[Start SUPPLIED ENTRIES]

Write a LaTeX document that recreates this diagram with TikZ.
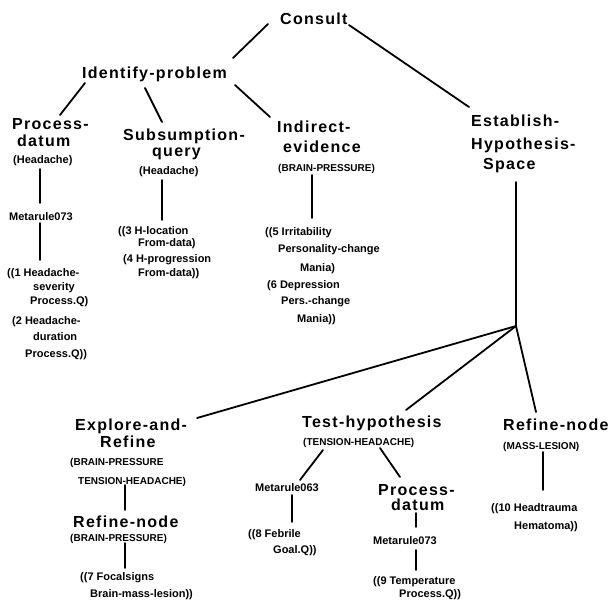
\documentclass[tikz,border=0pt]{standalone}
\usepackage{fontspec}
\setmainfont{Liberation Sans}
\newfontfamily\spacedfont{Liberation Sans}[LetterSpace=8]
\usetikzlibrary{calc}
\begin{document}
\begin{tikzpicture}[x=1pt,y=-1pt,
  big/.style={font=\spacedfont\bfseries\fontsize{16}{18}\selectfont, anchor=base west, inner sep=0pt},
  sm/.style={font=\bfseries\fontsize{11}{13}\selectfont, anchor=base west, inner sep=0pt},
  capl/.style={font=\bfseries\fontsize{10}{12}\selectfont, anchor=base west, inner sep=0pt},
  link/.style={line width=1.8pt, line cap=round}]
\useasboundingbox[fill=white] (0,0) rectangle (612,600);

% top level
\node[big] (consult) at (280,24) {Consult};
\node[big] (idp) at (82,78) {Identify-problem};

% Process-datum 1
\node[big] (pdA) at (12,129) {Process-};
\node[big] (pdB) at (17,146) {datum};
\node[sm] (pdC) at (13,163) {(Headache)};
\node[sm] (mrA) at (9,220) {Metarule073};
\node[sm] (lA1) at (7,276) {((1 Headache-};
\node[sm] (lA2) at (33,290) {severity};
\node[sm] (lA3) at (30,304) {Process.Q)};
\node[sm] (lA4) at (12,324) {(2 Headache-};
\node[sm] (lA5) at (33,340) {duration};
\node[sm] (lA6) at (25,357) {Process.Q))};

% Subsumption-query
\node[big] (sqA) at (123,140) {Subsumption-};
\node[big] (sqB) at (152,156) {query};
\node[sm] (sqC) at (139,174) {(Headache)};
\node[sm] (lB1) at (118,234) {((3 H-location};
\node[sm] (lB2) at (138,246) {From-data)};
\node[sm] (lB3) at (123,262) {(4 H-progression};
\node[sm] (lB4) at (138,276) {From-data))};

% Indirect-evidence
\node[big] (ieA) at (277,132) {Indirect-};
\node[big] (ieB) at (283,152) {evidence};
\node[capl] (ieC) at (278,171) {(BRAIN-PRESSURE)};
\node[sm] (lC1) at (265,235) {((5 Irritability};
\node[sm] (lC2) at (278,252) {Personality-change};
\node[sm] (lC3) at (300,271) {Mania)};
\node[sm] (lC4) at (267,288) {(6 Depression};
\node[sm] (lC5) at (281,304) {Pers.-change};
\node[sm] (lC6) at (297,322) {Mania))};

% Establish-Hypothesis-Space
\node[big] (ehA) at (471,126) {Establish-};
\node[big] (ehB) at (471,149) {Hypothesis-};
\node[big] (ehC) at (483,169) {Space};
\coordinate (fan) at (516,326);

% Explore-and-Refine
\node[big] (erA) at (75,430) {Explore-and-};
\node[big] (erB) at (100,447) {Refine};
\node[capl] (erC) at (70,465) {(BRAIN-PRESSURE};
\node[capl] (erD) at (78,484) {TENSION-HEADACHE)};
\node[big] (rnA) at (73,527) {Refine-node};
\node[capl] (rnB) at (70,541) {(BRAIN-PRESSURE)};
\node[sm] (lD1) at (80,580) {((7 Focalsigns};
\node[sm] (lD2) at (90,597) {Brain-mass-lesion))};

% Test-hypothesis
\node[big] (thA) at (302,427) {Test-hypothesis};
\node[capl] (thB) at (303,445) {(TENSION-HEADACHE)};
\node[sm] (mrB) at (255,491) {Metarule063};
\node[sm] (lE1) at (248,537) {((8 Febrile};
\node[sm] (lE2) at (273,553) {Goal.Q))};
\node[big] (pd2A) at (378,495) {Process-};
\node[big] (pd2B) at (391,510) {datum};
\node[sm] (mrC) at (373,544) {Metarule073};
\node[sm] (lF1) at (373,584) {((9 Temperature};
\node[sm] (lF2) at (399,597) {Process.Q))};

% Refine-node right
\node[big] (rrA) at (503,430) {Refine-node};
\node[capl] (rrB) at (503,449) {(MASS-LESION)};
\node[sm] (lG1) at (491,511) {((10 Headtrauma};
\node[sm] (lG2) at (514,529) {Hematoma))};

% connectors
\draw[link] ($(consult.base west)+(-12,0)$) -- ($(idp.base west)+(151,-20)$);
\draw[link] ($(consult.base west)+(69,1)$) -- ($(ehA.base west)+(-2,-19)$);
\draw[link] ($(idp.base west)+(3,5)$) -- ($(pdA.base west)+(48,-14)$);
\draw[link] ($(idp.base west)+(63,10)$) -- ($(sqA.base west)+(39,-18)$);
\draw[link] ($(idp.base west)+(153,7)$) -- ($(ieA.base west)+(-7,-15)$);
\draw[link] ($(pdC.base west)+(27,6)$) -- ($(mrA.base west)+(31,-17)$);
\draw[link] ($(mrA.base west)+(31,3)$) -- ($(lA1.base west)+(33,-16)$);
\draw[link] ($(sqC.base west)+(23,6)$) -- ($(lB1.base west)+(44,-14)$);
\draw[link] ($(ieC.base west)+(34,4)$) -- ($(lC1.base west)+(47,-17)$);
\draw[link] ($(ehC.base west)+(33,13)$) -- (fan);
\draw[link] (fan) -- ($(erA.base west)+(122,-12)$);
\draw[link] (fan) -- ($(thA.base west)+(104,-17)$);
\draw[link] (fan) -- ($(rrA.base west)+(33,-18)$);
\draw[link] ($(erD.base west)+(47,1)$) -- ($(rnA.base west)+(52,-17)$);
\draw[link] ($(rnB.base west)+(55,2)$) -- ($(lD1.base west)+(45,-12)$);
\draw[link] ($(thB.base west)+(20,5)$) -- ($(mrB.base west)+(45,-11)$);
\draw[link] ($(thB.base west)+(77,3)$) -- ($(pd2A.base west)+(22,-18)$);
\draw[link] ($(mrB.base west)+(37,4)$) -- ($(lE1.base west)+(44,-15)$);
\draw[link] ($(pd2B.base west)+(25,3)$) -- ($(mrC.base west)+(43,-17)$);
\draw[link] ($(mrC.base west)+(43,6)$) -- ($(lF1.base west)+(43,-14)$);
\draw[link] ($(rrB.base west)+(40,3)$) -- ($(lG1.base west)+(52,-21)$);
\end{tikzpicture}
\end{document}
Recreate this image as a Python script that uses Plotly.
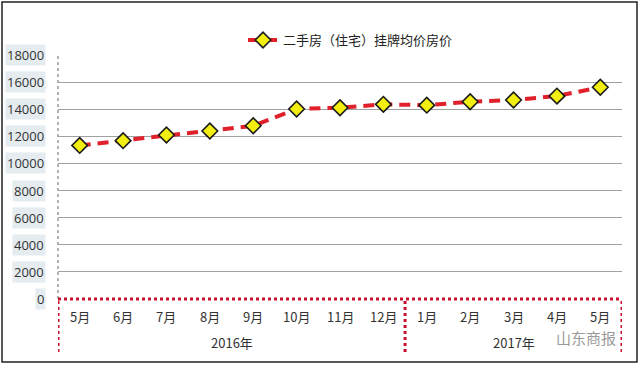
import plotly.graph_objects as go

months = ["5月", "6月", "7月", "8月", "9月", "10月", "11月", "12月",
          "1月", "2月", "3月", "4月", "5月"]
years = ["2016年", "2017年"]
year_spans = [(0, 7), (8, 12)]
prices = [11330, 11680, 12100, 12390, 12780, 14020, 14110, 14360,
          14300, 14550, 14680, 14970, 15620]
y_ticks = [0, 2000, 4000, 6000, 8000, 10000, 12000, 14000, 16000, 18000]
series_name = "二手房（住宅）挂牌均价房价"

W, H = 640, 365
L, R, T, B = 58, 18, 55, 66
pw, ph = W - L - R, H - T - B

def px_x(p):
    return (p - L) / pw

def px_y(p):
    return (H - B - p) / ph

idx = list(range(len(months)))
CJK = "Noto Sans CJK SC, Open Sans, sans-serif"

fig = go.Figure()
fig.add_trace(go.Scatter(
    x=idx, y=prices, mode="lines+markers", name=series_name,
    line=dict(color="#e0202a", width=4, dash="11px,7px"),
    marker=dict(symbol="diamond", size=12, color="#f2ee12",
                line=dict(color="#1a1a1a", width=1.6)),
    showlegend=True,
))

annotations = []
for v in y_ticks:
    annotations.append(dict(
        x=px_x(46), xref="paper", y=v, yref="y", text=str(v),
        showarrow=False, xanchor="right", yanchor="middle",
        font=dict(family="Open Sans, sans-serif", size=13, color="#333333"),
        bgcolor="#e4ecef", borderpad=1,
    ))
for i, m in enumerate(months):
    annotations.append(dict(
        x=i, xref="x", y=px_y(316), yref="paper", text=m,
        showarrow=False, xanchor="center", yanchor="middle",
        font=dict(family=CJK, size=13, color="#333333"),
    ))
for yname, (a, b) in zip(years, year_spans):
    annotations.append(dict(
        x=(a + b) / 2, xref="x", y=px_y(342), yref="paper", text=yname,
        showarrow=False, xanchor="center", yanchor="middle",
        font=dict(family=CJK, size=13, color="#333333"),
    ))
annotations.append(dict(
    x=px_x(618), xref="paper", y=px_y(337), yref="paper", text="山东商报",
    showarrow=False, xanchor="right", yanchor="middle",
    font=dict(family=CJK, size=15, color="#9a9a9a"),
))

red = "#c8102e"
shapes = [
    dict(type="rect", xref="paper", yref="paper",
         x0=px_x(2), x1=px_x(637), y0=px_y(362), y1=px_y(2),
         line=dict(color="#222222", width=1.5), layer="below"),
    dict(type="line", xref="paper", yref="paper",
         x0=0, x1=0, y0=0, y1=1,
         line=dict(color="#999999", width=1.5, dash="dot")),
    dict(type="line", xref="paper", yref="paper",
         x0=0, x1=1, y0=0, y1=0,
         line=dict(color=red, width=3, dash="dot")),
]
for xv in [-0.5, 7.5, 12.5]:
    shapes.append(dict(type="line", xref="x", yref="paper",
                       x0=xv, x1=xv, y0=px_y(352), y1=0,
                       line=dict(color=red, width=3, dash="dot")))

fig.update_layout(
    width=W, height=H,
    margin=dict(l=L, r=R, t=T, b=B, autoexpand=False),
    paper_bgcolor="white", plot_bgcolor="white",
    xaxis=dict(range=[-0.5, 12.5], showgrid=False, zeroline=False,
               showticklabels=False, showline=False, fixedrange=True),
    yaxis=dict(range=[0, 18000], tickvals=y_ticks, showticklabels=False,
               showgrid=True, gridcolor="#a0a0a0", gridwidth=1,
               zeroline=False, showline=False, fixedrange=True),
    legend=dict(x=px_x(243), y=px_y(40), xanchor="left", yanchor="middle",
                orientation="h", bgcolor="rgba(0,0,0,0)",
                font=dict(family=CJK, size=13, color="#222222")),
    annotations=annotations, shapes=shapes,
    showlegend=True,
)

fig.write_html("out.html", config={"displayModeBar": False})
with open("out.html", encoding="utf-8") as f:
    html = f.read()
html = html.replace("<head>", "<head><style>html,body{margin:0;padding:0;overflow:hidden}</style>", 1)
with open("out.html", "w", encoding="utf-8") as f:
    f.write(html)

[End SUPPLIED ENTRIES]

Restate word for word every line from the top of the entries above to the line with "(idp) at (82,78)", inclusive, and skip any pictures.

- FINISHED TASK -
Write a LaTeX document that recreates this diagram with TikZ.
\documentclass[tikz,border=0pt]{standalone}
\usepackage{fontspec}
\setmainfont{Liberation Sans}
\newfontfamily\spacedfont{Liberation Sans}[LetterSpace=8]
\usetikzlibrary{calc}
\begin{document}
\begin{tikzpicture}[x=1pt,y=-1pt,
  big/.style={font=\spacedfont\bfseries\fontsize{16}{18}\selectfont, anchor=base west, inner sep=0pt},
  sm/.style={font=\bfseries\fontsize{11}{13}\selectfont, anchor=base west, inner sep=0pt},
  capl/.style={font=\bfseries\fontsize{10}{12}\selectfont, anchor=base west, inner sep=0pt},
  link/.style={line width=1.8pt, line cap=round}]
\useasboundingbox[fill=white] (0,0) rectangle (612,600);

% top level
\node[big] (consult) at (280,24) {Consult};
\node[big] (idp) at (82,78) {Identify-problem};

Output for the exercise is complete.